Given instruction: Your copy of the material below should match it exactly, except that it holds no pictures.

Material provided:
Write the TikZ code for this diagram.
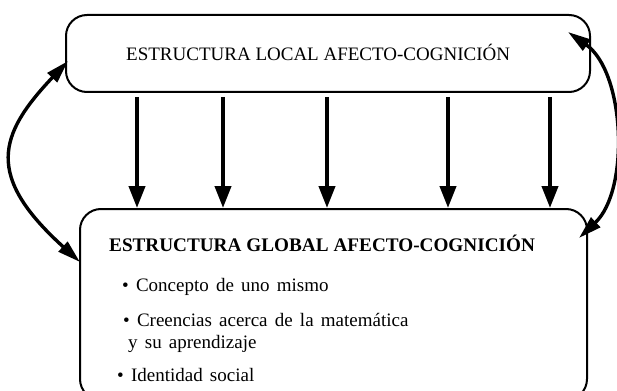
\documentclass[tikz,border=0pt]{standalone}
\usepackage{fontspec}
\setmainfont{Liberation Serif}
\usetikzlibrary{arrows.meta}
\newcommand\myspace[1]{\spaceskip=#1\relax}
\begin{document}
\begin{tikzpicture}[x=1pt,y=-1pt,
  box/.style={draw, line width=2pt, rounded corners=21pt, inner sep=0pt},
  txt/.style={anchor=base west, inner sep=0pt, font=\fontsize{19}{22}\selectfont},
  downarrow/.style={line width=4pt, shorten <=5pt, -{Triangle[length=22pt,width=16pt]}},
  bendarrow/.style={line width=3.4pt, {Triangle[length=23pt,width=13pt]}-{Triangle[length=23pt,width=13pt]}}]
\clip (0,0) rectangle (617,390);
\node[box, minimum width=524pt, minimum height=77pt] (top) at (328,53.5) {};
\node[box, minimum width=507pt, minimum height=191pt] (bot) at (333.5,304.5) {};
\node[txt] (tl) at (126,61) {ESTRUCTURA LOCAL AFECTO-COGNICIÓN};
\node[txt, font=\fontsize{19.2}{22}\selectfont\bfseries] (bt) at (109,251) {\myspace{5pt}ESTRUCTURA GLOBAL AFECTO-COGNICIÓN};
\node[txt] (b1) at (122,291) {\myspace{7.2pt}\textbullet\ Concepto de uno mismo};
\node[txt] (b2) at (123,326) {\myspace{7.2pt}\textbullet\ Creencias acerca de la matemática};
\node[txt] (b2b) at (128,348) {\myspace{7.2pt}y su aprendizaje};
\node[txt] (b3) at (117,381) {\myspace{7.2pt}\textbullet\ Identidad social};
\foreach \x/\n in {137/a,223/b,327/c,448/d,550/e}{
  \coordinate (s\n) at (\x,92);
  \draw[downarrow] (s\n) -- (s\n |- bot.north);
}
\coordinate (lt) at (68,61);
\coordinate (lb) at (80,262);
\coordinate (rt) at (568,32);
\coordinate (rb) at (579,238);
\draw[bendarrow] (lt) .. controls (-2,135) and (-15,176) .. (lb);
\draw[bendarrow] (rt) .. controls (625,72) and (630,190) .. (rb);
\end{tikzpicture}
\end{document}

Correct answer:
Write the TikZ code for this diagram.
\documentclass[tikz,border=0pt]{standalone}
\usepackage{fontspec}
\setmainfont{Liberation Serif}
\usetikzlibrary{arrows.meta}
\newcommand\myspace[1]{\spaceskip=#1\relax}
\begin{document}
\begin{tikzpicture}[x=1pt,y=-1pt,
  box/.style={draw, line width=2pt, rounded corners=21pt, inner sep=0pt},
  txt/.style={anchor=base west, inner sep=0pt, font=\fontsize{19}{22}\selectfont},
  downarrow/.style={line width=4pt, shorten <=5pt, -{Triangle[length=22pt,width=16pt]}},
  bendarrow/.style={line width=3.4pt, {Triangle[length=23pt,width=13pt]}-{Triangle[length=23pt,width=13pt]}}]
\clip (0,0) rectangle (617,390);
\node[box, minimum width=524pt, minimum height=77pt] (top) at (328,53.5) {};
\node[box, minimum width=507pt, minimum height=191pt] (bot) at (333.5,304.5) {};
\node[txt] (tl) at (126,61) {ESTRUCTURA LOCAL AFECTO-COGNICIÓN};
\node[txt, font=\fontsize{19.2}{22}\selectfont\bfseries] (bt) at (109,251) {\myspace{5pt}ESTRUCTURA GLOBAL AFECTO-COGNICIÓN};
\node[txt] (b1) at (122,291) {\myspace{7.2pt}\textbullet\ Concepto de uno mismo};
\node[txt] (b2) at (123,326) {\myspace{7.2pt}\textbullet\ Creencias acerca de la matemática};
\node[txt] (b2b) at (128,348) {\myspace{7.2pt}y su aprendizaje};
\node[txt] (b3) at (117,381) {\myspace{7.2pt}\textbullet\ Identidad social};
\foreach \x/\n in {137/a,223/b,327/c,448/d,550/e}{
  \coordinate (s\n) at (\x,92);
  \draw[downarrow] (s\n) -- (s\n |- bot.north);
}
\coordinate (lt) at (68,61);
\coordinate (lb) at (80,262);
\coordinate (rt) at (568,32);
\coordinate (rb) at (579,238);
\draw[bendarrow] (lt) .. controls (-2,135) and (-15,176) .. (lb);
\draw[bendarrow] (rt) .. controls (625,72) and (630,190) .. (rb);
\end{tikzpicture}
\end{document}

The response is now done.